Brian and the art of shameless happiness

WHEN serious illness forced Brian Tunks, the founder of international homewares brand Bison, out of his Pialligo workshop for good last year, he found the silver lining.

“It wiped the floor with me and my doctor said: ‘No more production for you’, so now I’m not doing the production. I’m working with other studios around the world, they’re producing for me, but I’m teaching, and I love that,” he says candidly.

Brian’s core expertise is designing and making stoneware ceramics – bowls, plates, teapots and more – using an ancient technique for reproducing the same designs called slipcasting, and glazing them in his own range of bright colours. It’s also what made him sick, he thinks.

“I don’t design for the broader market,” he says later. “I design for me – which is shamelessly selfish – and I am so happy.”

The illness came as a blessing in disguise, making him “take a step back from everything”, and come back in a strategic role, focused on the company’s future.

He enjoyed the 17 years he spent in production, maintaining quality, but says that for an aspiring global brand, “it really limits how you can evolve”.

Over the years Bison has become a “lifestyle brand” with the addition of textiles and wood (sustainably sourced), and Brian’s currently working on his first soaps and candles (using WWF-certified palm oil) for a new brand he will launch soon.

“I was tired of going to places and seeing my pieces merchandised and they’d have these really atrocious fabrics with them, or bad glassware, or something else that just wouldn’t work, and you can’t say anything, so my way of taking back a bit of control was doing my own,” he explains.

Bison is already available in select shops around the world, such as New York’s Museum of Modern Art, but the new phase of expansion involves working with distributors in larger volumes, starting with the US, Asia and possibly the United Arab Emirates down the track.

He can also spend more time creating new designs now that he isn’t peronally producing the existing ones.

“Now I’ve got the flexibility to evolve, like doing the ‘Poplar’ range for Canberra’s Centenary; that was a big thing for me. I wanted to do something that was a departure from what I’ve done in the past, but still very clearly identifiable as Bison.”

Tunks started Bison after graduating with a Masters of Literature from the ANU, where he also studied ancient history, classics and archaeology. He spent time with a team digging up ancient pottery in Syria, “which they’re blowing up at the moment”, he reminds us.

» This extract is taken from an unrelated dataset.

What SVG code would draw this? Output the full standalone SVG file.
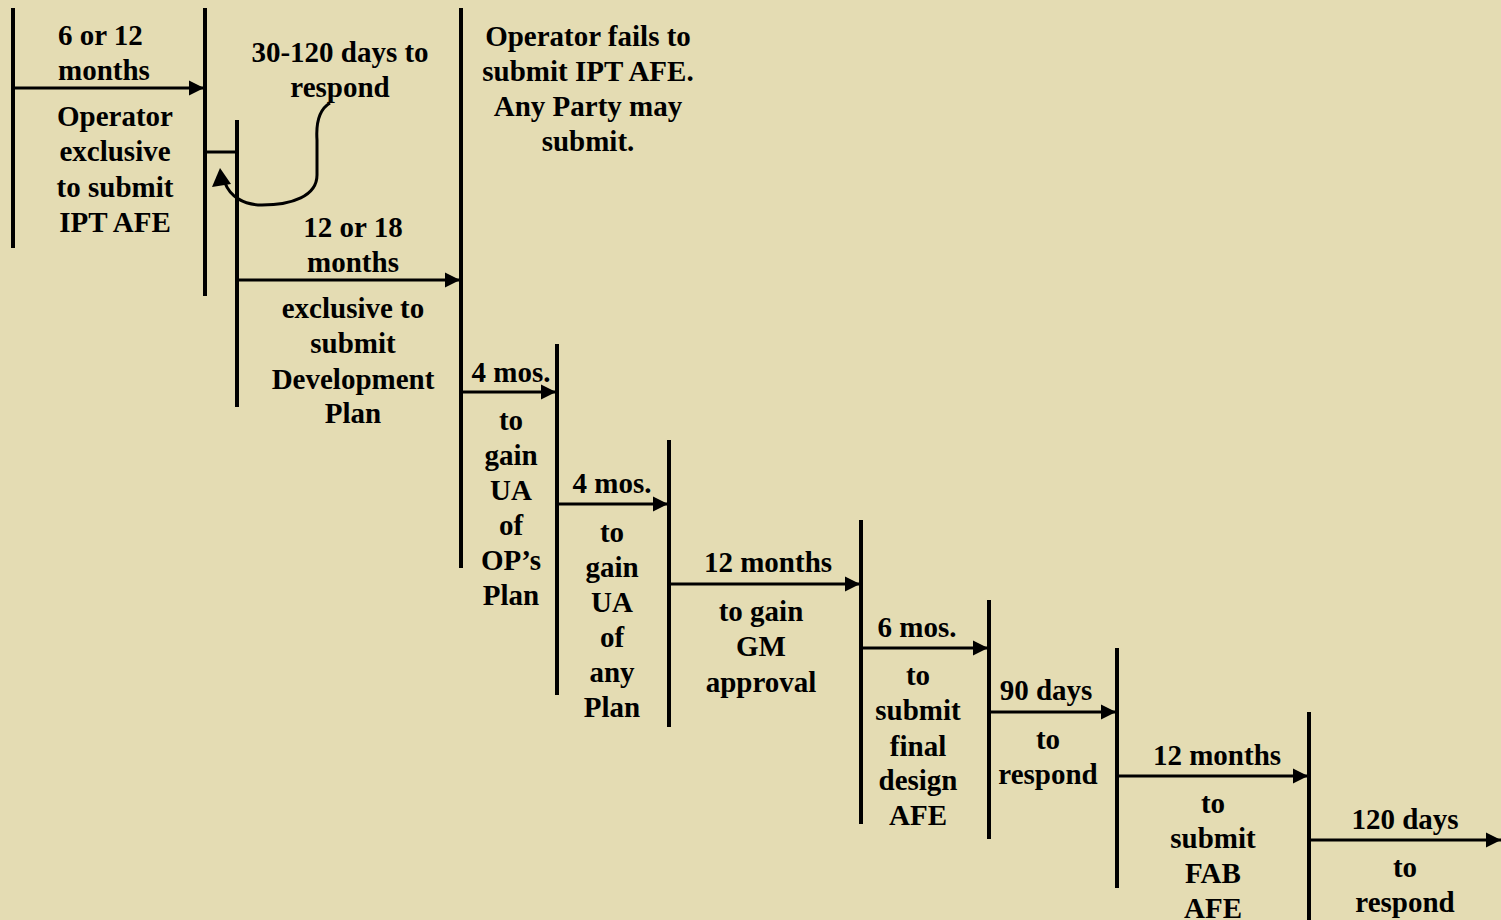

There on the banks of the Euphrates River he saw “the evolution of design from the classical period to the contemporary” and mulled over doing a PhD in Sydney.

“I could either go into academia – which wasn’t looking too crash-hot in the Howard era, let me tell you – or start my own design company.”

In some kind of karmic consolation prize, lately he’s been getting invitations to give lectures, including one for an upcoming event at Brisbane’s combined Art Gallery and Gallery of Modern Art.

The new phase of Bison’s evolution also involves moving some of his production offshore, starting with Indonesia and Thailand. It’s scary, but “extremely liberating” for Tunks, who is obsessive about quality control and has a healthy disdain for the cheap, mass-produced goods he calls “cultural landfill”.

“I’m still balancing that. ‘Mass’ is huge, giant factories, and I would never put the brand into something like that. I tend to work with mid-sized production facilities, where the owner knows all of the staff by name, where there’s personal relationships, where there’s the possibility of developing something.

“I’m looking at working in certain emerging countries where I could do stuff like interface with an orphanage, and help fund education for women, things like that. I’m not Mother Teresa, but I think you have to try to improve the lot of other people you’re working with in a different setting.”

So far, he’s been absolutely appalled at the quality. It’s perfect.

“It’s amazing! I’m as anal as ever about QC and the horrendous thing is I spent so long doing the production that I became fixated on a certain standard, and now the people I’m working with are equalling my standard, or even better, and it’s depressing!”